It is no secret that divorce is difficult. In any number of ways, the process of taking one shared lifestyle and dividing it into two separate ones can be stressful. And even in the best of circumstances, it is not without its challenges. This can be especially true if the couple seeking a divorce have children together. Most couples, understandably, want the best for their children. This means doing what they can to ensure that their children are able to make it through the transitions of divorce while experiencing the least amount of stress possible.
The two primary issues that arise, with respect to children during a divorce, are child support and child custody. Both are issues that can be difficult for the parties to work through, but both are very important to think through carefully. Turning our attention (for the time being) to child support, we note that this matter, like any matter involving children, is of particular importance.

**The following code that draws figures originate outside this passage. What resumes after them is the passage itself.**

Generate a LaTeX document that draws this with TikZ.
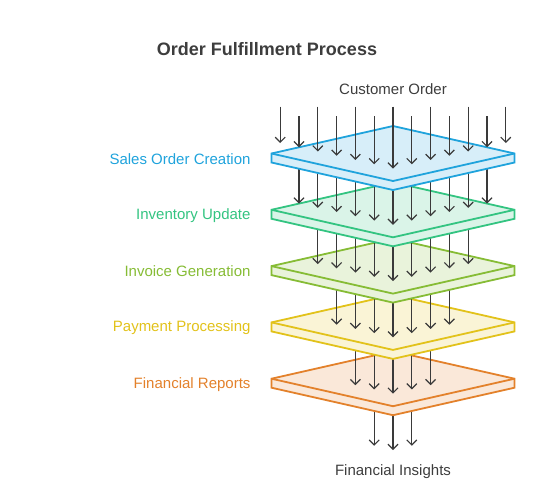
\documentclass[tikz,border=0pt]{standalone}
\usepackage{fontspec}
\setmainfont{Liberation Sans}
\usetikzlibrary{arrows.meta}

\definecolor{salesblue}{HTML}{1FA3DC}
\definecolor{stockgreen}{HTML}{33C481}
\definecolor{invoicelime}{HTML}{86BC35}
\definecolor{payyellow}{HTML}{E2C21A}
\definecolor{reportorange}{HTML}{E3812B}
\definecolor{flowgray}{HTML}{3A3A3A}
\definecolor{textgray}{HTML}{3D3D3D}

\begin{document}
\begin{tikzpicture}[
        x=1pt, y=-1pt,
        flow/.style={
            -{Straight Barb[length=5pt,width=10pt]},
            line width=1.2pt,
            draw=flowgray
        },
        plate/.style={
            line width=1.8pt,
            line join=miter
        },
        steplabel/.style={
            anchor=east,
            font=\fontsize{15}{18}\selectfont
        },
        caption/.style={
            text=textgray,
            font=\fontsize{15}{18}\selectfont
        },
        heading/.style={
            text=textgray,
            font=\fontsize{18}{21}\selectfont\bfseries
        }
    ]
        \useasboundingbox (0,0) rectangle (535,491);

        % Title
        \node[heading] (title) at (267,49) {Order Fulfillment Process};

        % Layers, drawn from the bottom up
        \foreach \i/\n/\col/\txt in {5/1/reportorange/Financial Reports,
                                     4/2/payyellow/Payment Processing,
                                     3/3/invoicelime/Invoice Generation,
                                     2/4/stockgreen/Inventory Update,
                                     1/5/salesblue/Sales Order Creation} {
            \pgfmathsetmacro\yc{153.5+56.3*(\i-1)}
            \pgfmathsetmacro\ynext{\yc+56.3}
            % flow down to the next layer
            \foreach \k in {-\n,...,\n} {
                \draw[flow] ({393+18.8*\k},\yc) -- ({393+18.8*\k},{\ynext+15-4.25*abs(\k)});
            }
            % plate
            \filldraw[plate, draw=\col, fill=\col!18]
                (271.5,\yc) -- (393,{\yc-27.5}) -- (514.5,\yc) -- (514.5,{\yc+9})
                -- (393,{\yc+36.5}) -- (271.5,{\yc+9}) -- cycle;
            \draw[plate, draw=\col] (271.5,\yc) -- (393,{\yc+27.5}) -- (514.5,\yc);
            \node[steplabel, text=\col] (step\i) at (254,{\yc+5.5}) {\txt};
        }

        % Incoming orders
        \foreach \k in {-6,...,6} {
            \pgfmathsetmacro\ys{mod(abs(\k),2)==1 ? 116 : 106.7}
            \draw[flow] ({393+18.8*\k},\ys) -- ({393+18.8*\k},{168.5-4.25*abs(\k)});
        }

        \node[caption] (order) at (393,89) {Customer Order};
        \node[caption] (insights) at (393,471.5) {Financial Insights};
    \end{tikzpicture}
\end{document}
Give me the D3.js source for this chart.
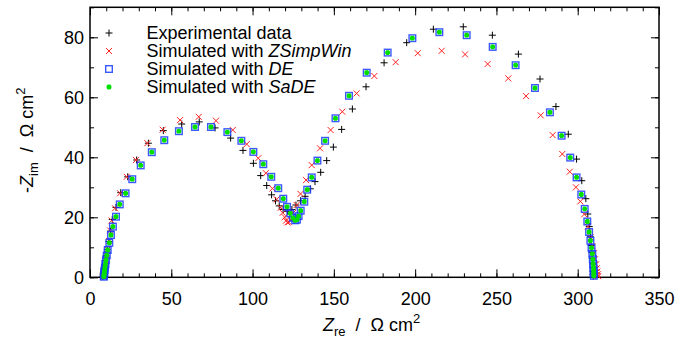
<!DOCTYPE html>
<html>
<head>
<meta charset="utf-8">
<script src="https://cdn.jsdelivr.net/npm/d3@7"></script>
<style>
  body { margin: 0; background: #fff; }
  text { font-family: "Liberation Sans", Arial, sans-serif; }
</style>
</head>
<body>
<script>
// Nyquist data: [Z_re, -Z_im] in ohm cm2
const experimental = [
  [8.0,0.3],[8.1,0.8],[8.2,1.4],[8.4,2.1],[8.6,3.0],[8.9,4.1],[9.3,5.5],[9.9,7.2],[10.6,9.3],
  [11.6,11.9],[12.6,15.4],[13.7,19.3],[16,23.3],[18.9,28.2],[23.2,33.5],[28.7,39.1],[35.9,44.7],
  [45.1,48.9],[56.4,51.1],[67.2,51.8],[76.9,49.8],[86.5,46.4],[94.1,42.3],[100.5,38],[105,33.9],
  [108.7,30.6],[111.7,27.5],[114.1,25.5],[116.4,23.8],[118.8,22.6],[121.5,22.0],[124.2,22.6],
  [126.7,24.1],[129.5,25.5],[132.3,27],[135.5,29.5],[138.4,31.9],[141.9,35],[145.6,38.9],
  [149.7,43.4],[154.8,49.3],[161.4,56.1],[169.8,63.5],[180.9,71.5],[194.8,78.2],[211.2,82.7],
  [229.6,83.5],[247.5,80.7],[263.5,74.4],[276.8,66.1],[286.6,56.9],[294.2,47.7],[299.3,39.4],
  [302.5,32.2],[305,26.2],[306.2,21.1],[307.1,16.9],[307.8,13.5],[308.3,10.6],[308.7,8.2],
  [309,6.2],[309.2,4.5],[309.3,3.1],[309.4,1.9],[309.4,1.0],[309.5,0.4]
];

const zsimpwin = [
  [8.3,0.2],[8.4,0.7],[8.5,1.3],[8.7,2.0],[8.9,2.9],[9.2,4.0],[9.6,5.4],[10.1,7.1],[10.8,9.3],
  [11.8,12.1],[12.4,15.6],[13.3,18.9],[15.4,23],[18.5,28],[22.6,33.5],[28.3,39.1],[35.3,44.7],
  [44.7,49.2],[55.4,52.4],[66.9,53.5],[77.5,52.2],[87.8,49.1],[96.4,44.4],[103.5,39.7],
  [108.2,34.7],[112.2,29.6],[114.8,26],[117.3,23.2],[118.5,21.5],[119.8,20],[120.6,18.9],
  [121.4,18.3],[122.3,18.4],[123.4,19.3],[125,21.5],[127.1,24.1],[129.5,27.8],[132.9,32.4],
  [136.4,37.4],[141.5,43],[148,49.1],[155.2,55.2],[164,61.3],[174.9,67.1],[188,71.7],
  [201.6,74.7],[216.3,75.5],[230.7,74.3],[244.6,71.1],[257.3,66.3],[268.2,60.4],[277.2,54],
  [284.6,47.4],[290.5,41.1],[295.1,35.2],[298.9,30],[301.6,25.3],[304,21],[306.3,16.9],
  [307.9,13.3],[309,10.4],[309.9,8],[310.6,6],[311.2,4.3],[311.7,3],[312.1,1.9],[312.4,1],[312.6,0.4]
];

const de = [
  [8.5,0.2],[8.6,0.6],[8.7,1.1],[8.8,1.7],[9.0,2.4],[9.2,3.3],[9.5,4.4],[9.8,5.7],[10.3,7.3],
  [10.9,9.1],[11.9,11.5],[12.9,14.1],[14.1,16.9],[16,20.2],[18.3,24.3],[21.9,28],[26,32.7],
  [31.2,37.3],[38,41.7],[45.7,45.7],[54.7,48.7],[64.6,50.1],[74.4,50.1],[84.5,48.4],[93.1,45.5],
  [100.5,41.8],[106.6,37.7],[111.5,33.5],[115.8,29.7],[118.9,26.2],[121.2,23.5],[123.2,21.3],
  [124.8,19.8],[126.2,19.0],[127.3,19.2],[128.3,20.4],[129.6,22.2],[131.8,25.2],[133.6,29.2],
  [136.4,33.3],[139.9,38.9],[144.6,45.5],[151,53],[159.3,60.5],[170.2,68.2],[183.1,74.9],
  [198.3,79.7],[214.9,81.7],[231.7,80.7],[247.7,76.8],[261.8,70.7],[273.7,63.1],[282.9,55],
  [290.1,47.2],[295.4,39.9],[299.3,33.3],[302.2,27.6],[304.3,22.8],[305.9,18.6],[307,15.1],
  [307.8,12.2],[308.5,9.8],[309,7.8],[309.3,6.0],[309.5,4.5],[309.7,3.2],[309.8,2.1],[309.9,1.2],[309.9,0.5]
];

const sade = [
  [8.5,0.2],[8.6,0.6],[8.7,1.1],[8.8,1.7],[9.0,2.4],[9.2,3.3],[9.5,4.4],[9.8,5.7],[10.3,7.3],
  [10.9,9.1],[11.9,11.5],[12.9,14.1],[14.1,16.9],[16,20.2],[18.3,24.3],[21.9,28],[26,32.7],
  [31.2,37.3],[38,41.7],[45.7,45.7],[54.7,48.7],[64.6,50.1],[74.4,50.1],[84.5,48.4],[93.1,45.5],
  [100.5,41.8],[106.6,37.7],[111.5,33.5],[115.8,29.7],[118.9,26.2],[121.2,23.5],[123.2,21.3],
  [124.8,19.8],[126.2,19.0],[127.3,19.2],[128.3,20.4],[129.6,22.2],[131.8,25.2],[133.6,29.2],
  [136.4,33.3],[139.9,38.9],[144.6,45.5],[151,53],[159.3,60.5],[170.2,68.2],[183.1,74.9],
  [198.3,79.7],[214.9,81.7],[231.7,80.7],[247.7,76.8],[261.8,70.7],[273.7,63.1],[282.9,55],
  [290.1,47.2],[295.4,39.9],[299.3,33.3],[302.2,27.6],[304.3,22.8],[305.9,18.6],[307,15.1],
  [307.8,12.2],[308.5,9.8],[309,7.8],[309.3,6.0],[309.5,4.5],[309.7,3.2],[309.8,2.1],[309.9,1.2],[309.9,0.5]
];

const xTicks = [0, 50, 100, 150, 200, 250, 300, 350];
const yTicks = [0, 20, 40, 60, 80];
const legendNames = ['Experimental data', 'Simulated with ', 'Simulated with ', 'Simulated with '];
const legendItalic = ['', 'ZSimpWin', 'DE', 'SaDE'];

const W = 678, H = 340;
const pLeft = 90, pRight = 659, pTop = 7.3, pBottom = 277.3;

const svg = d3.select('body').append('svg')
  .attr('width', W)
  .attr('height', H);

const x = d3.scaleLinear().domain([0, 350]).range([pLeft, pRight]);
const y = d3.scaleLinear().domain([0, 90]).range([pBottom, pTop]);

const minorX = d3.range(0, 351, 10);
const minorY = d3.range(0, 91, 10);

// minor ticks on all four sides, pointing inward
function minorAxis(axis, scale, vals, tr) {
  svg.append('g')
    .attr('transform', tr)
    .call(axis(scale).tickValues(vals).tickSize(-4).tickFormat(''))
    .call(g => g.select('.domain').remove());
}
minorAxis(d3.axisBottom, x, minorX, `translate(0,${pBottom})`);
minorAxis(d3.axisTop, x, minorX, `translate(0,${pTop})`);
minorAxis(d3.axisLeft, y, minorY, `translate(${pLeft},0)`);
minorAxis(d3.axisRight, y, minorY, `translate(${pRight},0)`);

// major ticks
svg.append('g')
  .attr('transform', `translate(0,${pBottom})`)
  .call(d3.axisBottom(x).tickValues(xTicks).tickSize(-8).tickPadding(15))
  .call(g => g.select('.domain').remove())
  .call(g => g.selectAll('text').style('font-size', '18px').attr('fill', '#000'));
svg.append('g')
  .attr('transform', `translate(0,${pTop})`)
  .call(d3.axisTop(x).tickValues(xTicks).tickSize(-8).tickFormat(''))
  .call(g => g.select('.domain').remove());
svg.append('g')
  .attr('transform', `translate(${pLeft},0)`)
  .call(d3.axisLeft(y).tickValues(yTicks).tickSize(-8).tickPadding(6))
  .call(g => g.select('.domain').remove())
  .call(g => g.selectAll('text').style('font-size', '18px').attr('fill', '#000'));
svg.append('g')
  .attr('transform', `translate(${pRight},0)`)
  .call(d3.axisRight(y).tickValues(yTicks).tickSize(-8).tickFormat(''))
  .call(g => g.select('.domain').remove());

svg.selectAll('.tick line').attr('stroke', '#000');

// frame
svg.append('rect')
  .attr('x', pLeft).attr('y', pTop)
  .attr('width', pRight - pLeft).attr('height', pBottom - pTop)
  .attr('fill', 'none')
  .attr('stroke', '#000')
  .attr('stroke-width', 1.5);

// marker shapes
const plusPath = s => `M${-s},0H${s}M0,${-s}V${s}`;
const crossPath = s => `M${-s},${-s}L${s},${s}M${-s},${s}L${s},${-s}`;
const starPath = s => plusPath(s) + crossPath(s * 0.75);

function drawPlus(g, pts) {
  g.selectAll('path.p').data(pts).join('path')
    .attr('class', 'p')
    .attr('transform', d => `translate(${x(d[0])},${y(d[1])})`)
    .attr('d', plusPath(3.5))
    .attr('stroke', '#000').attr('stroke-width', 1).attr('fill', 'none');
}
function drawCross(g, pts) {
  g.selectAll('path.c').data(pts).join('path')
    .attr('class', 'c')
    .attr('transform', d => `translate(${x(d[0])},${y(d[1])})`)
    .attr('d', crossPath(3))
    .attr('stroke', '#ff2020').attr('stroke-width', 1).attr('fill', 'none');
}
function drawSquare(g, pts) {
  g.selectAll('rect.s').data(pts).join('rect')
    .attr('class', 's')
    .attr('x', d => x(d[0]) - 3.3).attr('y', d => y(d[1]) - 3.3)
    .attr('width', 6.6).attr('height', 6.6)
    .attr('stroke', '#1a3cff').attr('stroke-width', 1.4).attr('fill', 'none')
    .attr('stroke-opacity', 0.85);
}
function drawStar(g, pts) {
  g.selectAll('path.st').data(pts).join('path')
    .attr('class', 'st')
    .attr('transform', d => `translate(${x(d[0])},${y(d[1])})`)
    .attr('d', starPath(2.4))
    .attr('stroke', '#00e000').attr('stroke-width', 1.8).attr('fill', 'none');
}

const plot = svg.append('g');
drawPlus(plot.append('g'), experimental);
drawCross(plot.append('g'), zsimpwin);
drawSquare(plot.append('g'), de);
drawStar(plot.append('g'), sade);

// legend
const legendX = 109, legendY0 = 33, legendStep = 18;
const drawers = [drawPlus, drawCross, drawSquare, drawStar];
drawers.forEach((fn, i) => {
  const ly = legendY0 + i * legendStep;
  fn(svg.append('g'), [[x.invert(legendX), y.invert(ly)]]);
  const t = svg.append('text')
    .attr('x', 146.5).attr('y', ly)
    .attr('dy', '0.35em')
    .style('font-size', '18px');
  t.append('tspan').text(legendNames[i]);
  if (legendItalic[i]) t.append('tspan').style('font-style', 'italic').text(legendItalic[i]);
});

// axis titles
const xt = svg.append('text')
  .attr('x', 323).attr('y', 331)
  .style('font-size', '18px');
xt.append('tspan').style('font-style', 'italic').text('Z');
xt.append('tspan').attr('dy', 5).style('font-size', '13px').text('re');
xt.append('tspan').attr('dy', -5).attr('xml:space', 'preserve').text('  /  Ω cm');
xt.append('tspan').attr('dy', -8).style('font-size', '13px').text('2');

const yt = svg.append('text')
  .attr('transform', 'translate(33,193) rotate(-90)')
  .style('font-size', '18px');
yt.append('tspan').text('-');
yt.append('tspan').style('font-style', 'italic').text('Z');
yt.append('tspan').attr('dy', 5).style('font-size', '13px').text('im');
yt.append('tspan').attr('dy', -5).attr('xml:space', 'preserve').text('  /  Ω cm');
yt.append('tspan').attr('dy', -8).style('font-size', '13px').text('2');
</script>
</body>
</html>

How Is Child Support Determined?
One of the benefits of our legal system today is that there are many avenues by which the parties can arrive at a resolution that is satisfactory to everyone involved. Attorneys are increasingly specializing in methods of alternative dispute resolution like mediation and collaborative law to resolve issues. As a result, it is entirely possible for a couple, seeking a divorce, to discuss and arrive at an agreed child support amount without the intervention of a court at all. This allows the parties, who know their children’s needs and lifestyle best, to determine a support obligation that would best suit those needs.
In other circumstances, however, the parties simply can’t reach an agreement on their own. In those situations, the determination will ultimately be made by the court. In some states like Iowa, there are administrative branches such as the Child Support Recovery Unit (CSRU) that assist the court in making these determinations, which are ultimately signed off on by the court. While every state is unique, the court essentially arrives at the amount by reviewing the income of both parents, which parent has custody of the children, and the number of children involved.
It is not at all unusual for a child support amount to be determined, only to have life circumstances change later. This is particularly true in our fluid economy where the job market is often up and down, and income amounts may change with some frequency. Of course, lifestyle changes often occur, too. One or both parties may remarry, children grow older, and any other number of unexpected twists and turns may occur. In these circumstances, parties often want to know if previously determined child support obligations can be modified.
Can Child Support Be Modified?
The short answer to this question, of course, is “yes.” Of course, as with many legal matters, modifying child support is often not as simple as merely requesting it – that is, if you have a court-ordered obligation. If you have come to an agreement on your own with your spouse regarding child support, then making a modification will require simply changing the contractual agreement between the two of you – if you are both on the same page and agree that the change is necessary. Certainly, this is an advantage of agreeing upon the obligation yourselves.
On the other hand, if the child support obligation in your divorce is court-ordered, then that obligation can ultimately only be modified by the court itself. As with the initial determination of child support, modification standards and procedures will vary from state to state. Generally, however, what is required is:
- Notifying the Court of the Request for Modification: The method of making this notification will vary from state to state. In Iowa, for example, the party requesting the modification will fill out a form entitled “Request to Modify a Child Support Order.” This notifies the Child Support Recovery Unit (and later, the court and interested parties) that a modification has been requested.
- Making the Request for Modification within the Necessary Time Frame: Typically, each state has rules and guidelines for a timeline during which the requests must be made. It is important to check the rules in your state to see when you may make the request. In some states, for example, you may not request a modification of child support within two years of entry of the order or the last request for modification.
- Making Your Request on the Necessary Grounds: Each state has slightly different rules and timelines on when a modification of support is warranted. But essentially, the party seeking the modification must prove a substantial change in circumstances that warrants the modification. In Iowa, for example, this can be shown on three varying grounds:
- Review and Adjustment of Child Support: To make this request, you must establish that there has been a change in circumstances that would cause the amount of child support to go up or down by more than 20%. You must also establish that the change has lasted for three months and will probably last at least three more. In this situation, CSRU will only consider an adjustment if it has been at least two years since the last time the amount of child support was changed.
- Administrative Modification: In some situations where circumstances have changed quickly and significantly, modification may be sought at any time. This is if it can be established that either parent’s income has gone up or down by 50% or more.
- Suspension of Child Support: If lifestyle circumstances change since the order was entered (for example, if the parents reconcile and begin living together again, or the children begin residing with the person ordered to pay support). In these circumstances, a parent can request that the support order be suspended and/or eventually terminated.
Ultimately, either parent can file a petition to modify child support. It is always wise, if you are seeking to modify support, to seek the advice of a trusted attorney who can advise you as to what is required by the law in your jurisdiction. There are many steps to the modification process, and there is no guarantee the request to change the order will be granted. But seeking the advice of counsel will be helpful in ensuring that you take all of the steps necessary to put your best foot forward toward obtaining the modification you need.